BAR HARBOR — A bill in the Maine legislature allowing creation of a Bar Harbor Port Authority was supported in a 5-2 Town Council vote Tuesday. However, the final decision on creation of such an entity rests with local voters.
The discussion was tabled from the Feb. 7 council meeting to give councilors more time to study the proposal.
A Port Authority would be a public entity created to operate a future cruise and ferry transportation terminal at the Eden Street waterfront site currently leased by the Maine Department of Transportation (DOT). The town and the state are negotiating the town’s purchase of the property for maritime use.
Consultants have recommended the town consider forming a Port Authority to finance and manage the facility as a way to shield taxpayers from financial risk.
Those negotiations are not yet complete. But because the DOT is hoping to transfer the property in 2018, Town Manager Cornell Knight has said that enabling legislation for a possible Port Authority must be introduced in the current legislative session. That resulted in the introduction of an “emergency” bill.
All nonemergency bills passed by the legislature and signed by the governor become law 90 days after the end of the legislative session. If Bar Harbor decides it does want to form a Port Authority, Knight said, it would be too late for the DOT’s timeline.
Residents expressed concern about the “emergency” language and said the Port Authority structure might not afford enough input or access for the town and its residents.
“That is the last piece of land that people of Bar Harbor could look forward to using,” resident Anne-Marie Quinn said. “Please spend more time finding out what that would mean.”
Councilor Gary Friedmann argued the debate over a possible Port Authority “muddies the waters” in the politically charged process of acquiring and developing the ferry terminal.
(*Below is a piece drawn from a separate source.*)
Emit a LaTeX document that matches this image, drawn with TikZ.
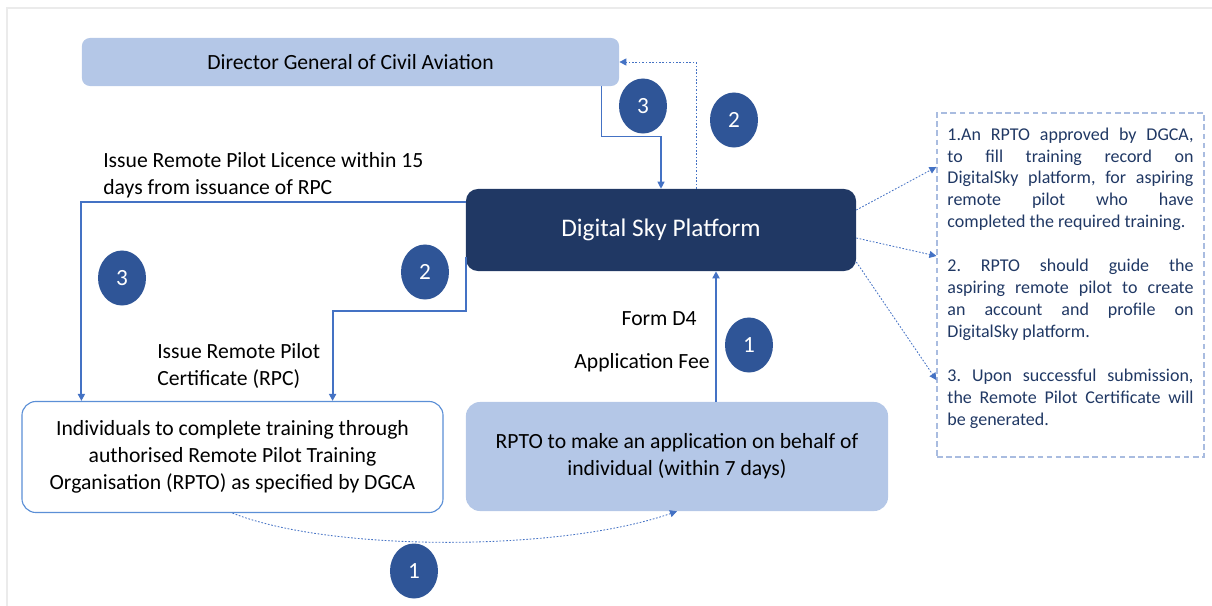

He and Councilor Anne Greenlee voted against the proposal.
“We’re all aboard this ferry terminal ship right now,” Friedmann said, “and we’re headed into iceberg-laden waters. If we don’t steer this thing in a way that’s broadly acceptable to the voters of the town, we’re gonna hit something.”
“Voters are going to have two opportunities to kill this thing in June,” he continued. One is a zoning change prepared for the property by the town’s Planning Board.
The other is a citizen initiative to write passenger caps into the land use ordinance and keep large ships from tying up to any pier. Friedmann said that language would “make acquisition of the property impossible.”
Councilors made several changes to the language of the draft Port Authority bill, sponsored by Sen. Brian Langley (R-Hancock County). They deleted references to powers of eminent domain, and they adjusted the composition of the board of directors. In the current draft, three directors would be elected by Bar Harbor voters and two appointed by the Town Council.
The bill likely will be revised in the Legislature, council Chair Paul Paradis said. Bylaws laying out the specifics of Port Authority operations would be drafted ahead of a town vote on its creation, Knight said.
Decisions like how much revenue the town would get from cruise ships, and how many ships and visitors would be allowed, would be made when drafting those bylaws.
“If we go to a Port Authority, I would still like to keep the passenger fee in place” as revenue to the town, Knight said Wednesday morning. “That’s certainly what we’ll strive to do, and we’ll see what the business model will support.”
Rep. Brian Hubbell also has submitted a slightly different Port Authority bill, but neither version has been printed by the Revisor’s Office, assigned a number or officially introduced.
“Both Sen. Langley and I have been working together on his bill in order to move the acquisition forward for the public benefit of the town,” Hubbell said.